D’aucuns redoutent les comparables historiques. Pour ma part, je persiste dans une lecture des enjeux qui se réfère à l’imaginaire politique connu. Pour nous, il est possible de se référer à la Révolution tranquille et aux événements entourant Mai 68 et Octobre 1970. Nous venons d’apprendre par ailleurs que Jean-Paul Sartre fut étroitement surveillé par la GRC. Il est quand même ironique de constater que Jean-Paul Sartre a suivi les traces du Général en s’intéressant à la question de l’indépendance du Québec. Nous reviendrons sur les pas de Charles De Gaulle.
Et vint le Vive le Québec libre… mal compris en sa contrée, le Général fit face à une contestation de son leadership lors des événements culminant à Mai 68. Jean-Paul Sartre eut son mot à dire sur ces entrefaites. Ici même au Québec et dans une contrée plus lointaine, le Canada, Pierre Elliott Trudeau a orchestré le coup de force antidémocratique contre la nation québécoise. Comme son action s’échelonna dès le départ et sur de longues années, nous pouvons tenir compte d’un charisme ayant opéré et d’un rapport des forces lui étant favorable.
Dans la situation qui nous préoccupe actuellement, la grève étudiante accueille l’hostilité et l’indifférence du gouvernement John James.

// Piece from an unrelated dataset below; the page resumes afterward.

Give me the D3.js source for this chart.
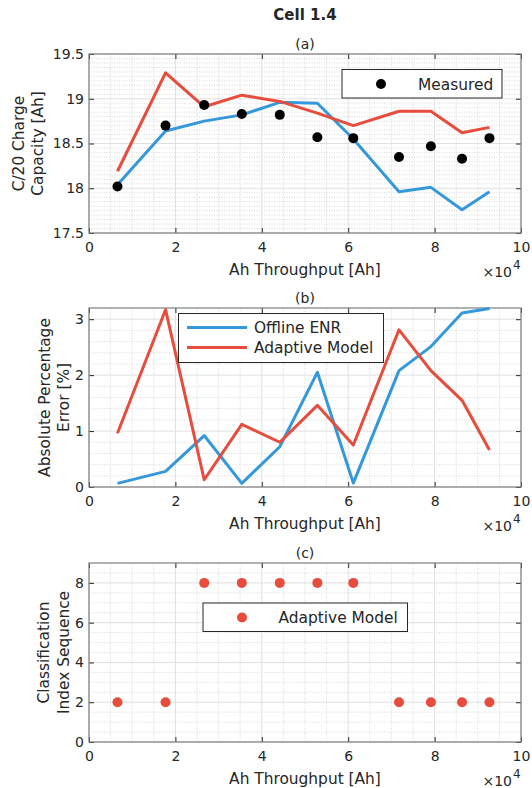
<!DOCTYPE html>
<html>
<head>
<meta charset="utf-8">
<script src="https://cdn.jsdelivr.net/npm/d3@7"></script>
<style>
  body { margin: 0; background: #fff; }
  text { font-family: "DejaVu Sans", sans-serif; fill: #262626; }
</style>
</head>
<body>
<script>
// data
var throughput = [6590, 17720, 26670, 35370, 44160, 52860, 61180, 71760, 79140, 86350, 92700];
var measured = [18.02, 18.70, 18.93, 18.83, 18.82, 18.57, 18.56, 18.35, 18.47, 18.33, 18.56];
var offlineEnr = [18.04, 18.64, 18.75, 18.82, 18.96, 18.95, 18.55, 17.96, 18.01, 17.76, 17.96];
var adaptive = [18.19, 19.29, 18.91, 19.04, 18.97, 18.84, 18.70, 18.86, 18.86, 18.62, 18.68];
var errEnr = [0.065, 0.28, 0.92, 0.065, 0.72, 2.05, 0.07, 2.08, 2.51, 3.11, 3.19];
var errAdaptive = [0.96, 3.17, 0.13, 1.12, 0.80, 1.46, 0.75, 2.81, 2.08, 1.55, 0.66];
var classIndex = [2, 2, 8, 8, 8, 8, 8, 2, 2, 2, 2];
var xTicks = [0, 20000, 40000, 60000, 80000, 100000];

var blue = "#3498DB", red = "#E74C3C";
var W = 532, H = 788;
var left = 89, right = 521, ph = 179;
var lblSize = 15.4; // labels are 1.1x tick font

var svg = d3.select("body").append("svg")
    .attr("width", W)
    .attr("height", H);

var x = d3.scaleLinear().domain([0, 100000]).range([left, right]);

svg.append("text")
    .attr("x", (left + right) / 2).attr("y", 20)
    .attr("text-anchor", "middle")
    .attr("font-size", 15).attr("font-weight", "bold")
    .text("Cell 1.4");

function panel(top, yDomain, yTicks, yMinorStep, title, ylabel, labelX) {
    var y = d3.scaleLinear().domain(yDomain).range([top + ph, top]);
    var g = svg.append("g");

    // minor grid
    d3.range(0, 100001, 5000).forEach(function(v) {
        if (v % 20000 == 0) return;
        g.append("line").attr("x1", x(v)).attr("x2", x(v))
            .attr("y1", top).attr("y2", top + ph)
            .attr("stroke", "#cfcfcf").attr("stroke-width", 0.8)
            .attr("stroke-dasharray", "1,1.5");
    });
    var n = Math.round((yDomain[1] - yDomain[0]) / yMinorStep);
    for (var i = 1; i < n; i++) {
        var v = yDomain[0] + i * yMinorStep;
        if (yTicks.some(function(t) { return Math.abs(t - v) < 1e-6; })) continue;
        g.append("line").attr("x1", left).attr("x2", right)
            .attr("y1", y(v)).attr("y2", y(v))
            .attr("stroke", "#cfcfcf").attr("stroke-width", 0.8)
            .attr("stroke-dasharray", "1,1.5");
    }
    // major grid
    xTicks.forEach(function(v) {
        g.append("line").attr("x1", x(v)).attr("x2", x(v))
            .attr("y1", top).attr("y2", top + ph)
            .attr("stroke", "#e0e0e0").attr("stroke-width", 1);
    });
    yTicks.forEach(function(v) {
        g.append("line").attr("x1", left).attr("x2", right)
            .attr("y1", y(v)).attr("y2", y(v))
            .attr("stroke", "#e0e0e0").attr("stroke-width", 1);
    });

    // axes with inward ticks
    var fmtX = function(d) { return d / 10000; };
    var ax = g.append("g").attr("transform", "translate(0," + (top + ph) + ")")
        .call(d3.axisBottom(x).tickValues(xTicks).tickFormat(fmtX).tickSizeInner(-5).tickSizeOuter(0).tickPadding(9));
    var axT = g.append("g").attr("transform", "translate(0," + top + ")")
        .call(d3.axisTop(x).tickValues(xTicks).tickFormat("").tickSizeInner(-5).tickSizeOuter(0));
    var ay = g.append("g").attr("transform", "translate(" + left + ",0)")
        .call(d3.axisLeft(y).tickValues(yTicks).tickFormat(d3.format("~g")).tickSizeInner(-5).tickSizeOuter(0).tickPadding(5));
    var ayR = g.append("g").attr("transform", "translate(" + right + ",0)")
        .call(d3.axisRight(y).tickValues(yTicks).tickFormat("").tickSizeInner(-5).tickSizeOuter(0));
    [ax, axT, ay, ayR].forEach(function(a) {
        a.select(".domain").remove();
        a.selectAll(".tick line").attr("stroke", "#262626");
        a.selectAll(".tick text").attr("font-size", 14).attr("fill", "#262626")
            .attr("font-family", "DejaVu Sans, sans-serif");
    });
    g.append("rect").attr("x", left).attr("y", top)
        .attr("width", right - left).attr("height", ph)
        .attr("fill", "none").attr("stroke", "#7f7f7f").attr("stroke-width", 1.2);

    g.append("text").attr("x", (left + right) / 2).attr("y", top - 5)
        .attr("text-anchor", "middle").attr("font-size", 14).text(title);
    g.append("text").attr("x", (left + right) / 2).attr("y", top + ph + 42)
        .attr("text-anchor", "middle").attr("font-size", lblSize).text("Ah Throughput [Ah]");
    g.append("text").attr("x", 512).attr("y", top + ph + 44)
        .attr("text-anchor", "end").attr("font-size", 14).text("\u00d710");
    g.append("text").attr("x", 513).attr("y", top + ph + 36)
        .attr("font-size", 12).text("4");

    ylabel.forEach(function(t, i) {
        var cx = labelX[i], cy = top + ph / 2;
        g.append("text")
            .attr("transform", "translate(" + cx + "," + cy + ") rotate(-90)")
            .attr("text-anchor", "middle").attr("dy", "0.35em")
            .attr("font-size", lblSize).text(t);
    });
    return { g: g, y: y };
}

function drawLine(p, vals, color) {
    var line = d3.line()
        .x(function(d, i) { return x(throughput[i]); })
        .y(function(d) { return p.y(d); });
    p.g.append("path").datum(vals)
        .attr("d", line).attr("fill", "none")
        .attr("stroke", color).attr("stroke-width", 3)
        .attr("stroke-linejoin", "round");
}

function drawDots(p, vals, color) {
    p.g.selectAll(null).data(vals).enter().append("circle")
        .attr("cx", function(d, i) { return x(throughput[i]); })
        .attr("cy", function(d) { return p.y(d); })
        .attr("r", 5).attr("fill", color);
}

// (a)
var pa = panel(54, [17.5, 19.5], [17.5, 18, 18.5, 19, 19.5], 0.05, "(a)",
    ["C/20 Charge", "Capacity [Ah]"], [19, 38]);
drawLine(pa, offlineEnr, blue);
drawLine(pa, adaptive, red);
drawDots(pa, measured, "#000");
pa.g.append("rect").attr("x", 342).attr("y", 69.5).attr("width", 160).attr("height", 28.5)
    .attr("fill", "#fff").attr("stroke", "#262626").attr("stroke-width", 1);
pa.g.append("circle").attr("cx", 381).attr("cy", 84).attr("r", 5).attr("fill", "#000");
pa.g.append("text").attr("x", 418).attr("y", 89.5).attr("font-size", lblSize).text("Measured");

// (b)
var pb = panel(308, [0, 3.2], [0, 1, 2, 3], 0.2, "(b)",
    ["Absolute Percentage", "Error [%]"], [45, 64]);
drawLine(pb, errEnr, blue);
drawLine(pb, errAdaptive, red);
pb.g.append("rect").attr("x", 178.5).attr("y", 313.5).attr("width", 205).attr("height", 49)
    .attr("fill", "#fff").attr("stroke", "#262626").attr("stroke-width", 1);
[["Offline ENR", blue], ["Adaptive Model", red]].forEach(function(d, i) {
    var ly = 327.5 + i * 20;
    pb.g.append("line").attr("x1", 187).attr("x2", 247).attr("y1", ly).attr("y2", ly)
        .attr("stroke", d[1]).attr("stroke-width", 3);
    pb.g.append("text").attr("x", 254).attr("y", ly + 5.5).attr("font-size", lblSize).text(d[0]);
});

// (c)
var pc = panel(563, [0, 9], [0, 2, 4, 6, 8], 0.5, "(c)",
    ["Classification", "Index Sequence"], [44, 64]);
drawDots(pc, classIndex, red);
pc.g.append("rect").attr("x", 203).attr("y", 603).attr("width", 204.5).attr("height", 28.5)
    .attr("fill", "#fff").attr("stroke", "#262626").attr("stroke-width", 1);
pc.g.append("circle").attr("cx", 242).attr("cy", 617.5).attr("r", 5).attr("fill", red);
pc.g.append("text").attr("x", 278.5).attr("y", 623).attr("font-size", lblSize).text("Adaptive Model");
</script>
</body>
</html>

Contrairement à Trudeau, le gouvernement ne peut tirer parti d’un rapport de forces lui étant favorable. Il aurait beau escompter avoir survécu à une pétition appelant la démission du premier ministre et regarder de haut les manifestations qui se superposent eu égard aux pétitions raillées, le retour sur terre se fait toujours attendre. Jamais prompt à s’amender de ses règles de conduite, le gouvernement récolte ce qu’il sème.
Ici même au Québec, Victor Lévy Beaulieu incarne le monstre sacré des médias. Reprenant à son compte certaines paroles de Jean-Paul Sartre, l’écrivain et dramaturge en profita pour encenser l’action et le discours de Gabriel Nadeau-Dubois. À l’heure des médias instantanés et de l’information continue, l’image du leader naturel finit par imprégner les attentes du public et de ces mêmes médias. Nous aurions beau tenter de descendre en flammes les Amir Khadir, Gabriel Nadeau-Dubois et Victor Lévy Beaulieu de ce monde, ce genre de personnalités finit par renaître de ses cendres l’air de rien.
Métaphoriquement, il fut souvent question durant la grève étudiante d’un gouvernement qui faisait la sourde oreille et nous sommes entrés dans le registre de l’autisme récemment pour tenter un effet-miroir déformant l’action de l’extrême-gauche anarchiste. Non seulement ce n’est point rendre justice à la réalité d’une certaine partie de notre communauté humaine. Au contraire, nous nous devons de rectifier le tir en ce qui a trait à la dénonciation du refus patent du gouvernement de se mettre les yeux en face des trous. Nous ne pourrons limiter les effets de cette violence à l’œuvre tant et aussi longtemps que nous laissons ce gouvernement se comporter comme il entend. Entendre rien à rien n’impose pas la loi par osmose.